All that's left of famed modernist William Krisel's one-time residence on Tigertail Road in Brentwood are some handsome Julius Shulman photos, because it's right now being ripped apart, reports the Architect's Newspaper. Two months back, a concerned tipster wrote us, worried that the house on tony Tigertail was being sold as a teardown. Krisel, who built scads of lovely modernist houses throughout Southern California, called this his "dream home" and it was stunning. When it came on the market this year, listing photos mostly showed the view rather than the house itself, and referred to it as an opportunity to "redevelop on a grand scale." Krisel, who had at first given the house to his children, ended up selling it for $3 million to a woman named Nancy Heller and a company called Tigertail Llc. Heller promised to restore the property, but instead turned around and sold it about a month later to Darya Family Llc. for $4.26 million, according to Blockshopper, making a $1.26-million profit.

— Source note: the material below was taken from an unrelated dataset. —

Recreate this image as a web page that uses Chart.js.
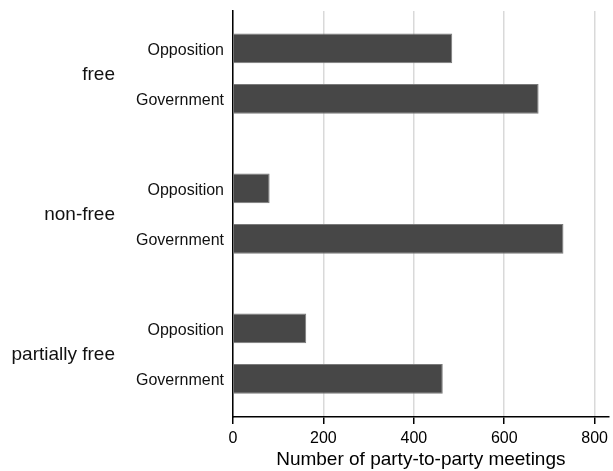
<!DOCTYPE html>
<html lang="en">
<head>
  <meta charset="UTF-8">
  <title>Party-to-party meetings</title>
  <script src="https://cdn.jsdelivr.net/npm/chart.js"></script>
  <style>
    html, body { margin: 0; padding: 0; background: #fff; }
    canvas { display: block; }
  </style>
</head>
<body>
  <canvas id="chart" width="613" height="471"></canvas>

  <script>
    // regime groups, top to bottom
    const groups = ["free", "non-free", "partially free"];
    const seriesNames = ["Opposition", "Government"];
    const opposition = [485, 81, 162];
    const government = [676, 731, 464];
    const xTicks = [0, 200, 400, 600, 800];
    const xTitle = "Number of party-to-party meetings";

    const FONT = '"Liberation Sans", Arial, sans-serif';

    // labels left of the bars: series name per bar, group name per block
    const sideLabels = {
      id: "sideLabels",
      afterDatasetsDraw(chart) {
        const ctx = chart.ctx;
        const y = chart.scales.y;
        ctx.save();
        ctx.fillStyle = "#111";
        ctx.textAlign = "right";
        ctx.textBaseline = "middle";
        ctx.font = "16px " + FONT;
        chart.data.datasets.forEach((ds, di) => {
          chart.getDatasetMeta(di).data.forEach(bar => {
            ctx.fillText(ds.label, 224, bar.y + 2);
          });
        });
        ctx.font = "19px " + FONT;
        groups.forEach((g, i) => {
          ctx.fillText(g, 115, y.getPixelForValue(i) + 1);
        });
        ctx.restore();
      }
    };

    const ctx = document.getElementById("chart").getContext("2d");
    new Chart(ctx, {
      type: "bar",
      data: {
        datasets: [
          {
            label: seriesNames[0],
            data: opposition.map((v, i) => ({ x: v, y: i })),
            backgroundColor: "#474747",
            borderColor: "#7a7a7a",
            borderWidth: 1
          },
          {
            label: seriesNames[1],
            data: government.map((v, i) => ({ x: v, y: i })),
            backgroundColor: "#474747",
            borderColor: "#7a7a7a",
            borderWidth: 1
          }
        ]
      },
      options: {
        indexAxis: "y",
        responsive: false,
        animation: false,
        devicePixelRatio: 1,
        categoryPercentage: 0.72,
        barPercentage: 0.59,
        layout: { padding: { top: 11, right: 0, bottom: 0, left: 0 } },
        plugins: {
          legend: { display: false },
          tooltip: { enabled: false }
        },
        scales: {
          y: {
            type: "linear",
            reverse: true,
            offset: false,
            min: -0.447,
            max: 2.452,
            afterBuildTicks: s => { s.ticks = groups.map((g, i) => ({ value: i })); },
            afterFit: s => { s.width = 233; },
            ticks: { display: false },
            grid: { display: false, offset: false },
            border: { display: true, color: "#000", width: 1.5 }
          },
          x: {
            type: "linear",
            min: 0,
            max: 831,
            afterBuildTicks: s => { s.ticks = xTicks.map(v => ({ value: v })); },
            afterFit: s => { s.height = 54; },
            ticks: {
              color: "#000",
              padding: 5,
              font: { family: FONT, size: 16 }
            },
            grid: {
              color: "#d9d9d9",
              lineWidth: 1.5,
              tickColor: "#000",
              tickLength: 7,
              tickWidth: 1.5
            },
            border: { display: true, color: "#000", width: 1.5 },
            title: {
              display: true,
              text: xTitle,
              color: "#000",
              font: { family: FONT, size: 19, lineHeight: 1 },
              padding: { top: 0, bottom: 2 }
            }
          }
        }
      },
      plugins: [sideLabels]
    });
  </script>
</body>
</html>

The new owner, Joe Safai, also promised to restore the home, but— surprise, surprise—found that "age-related problems, including termite infested wood and mold" would cost more to fix than the house was worth. Krisel doesn't believe that for one minute. "The house was definitely not 'beyond repair ... I am convinced that he purchased the property in order to demolish the existing house." Other houses on Tigertail that have risen from the ashes of older, demolished ones have sold for $10 to $17 million, Krisel notes.

The Krisel Residence, while widely believed to be of enormous importance to LA's architectural history, was not yet landmarked. The LA Conservancy started to move toward protecting it last month, when they got word that a permit had been pulled for the house's demolition, but was still "in the early stages of figuring out how real this was in terms of a threat" when the bulldozers fired up. They would have needed a lot more time even to do anything that could put the demolition on hold (like get historic-cultural monument status), says a rep from the Conservancy.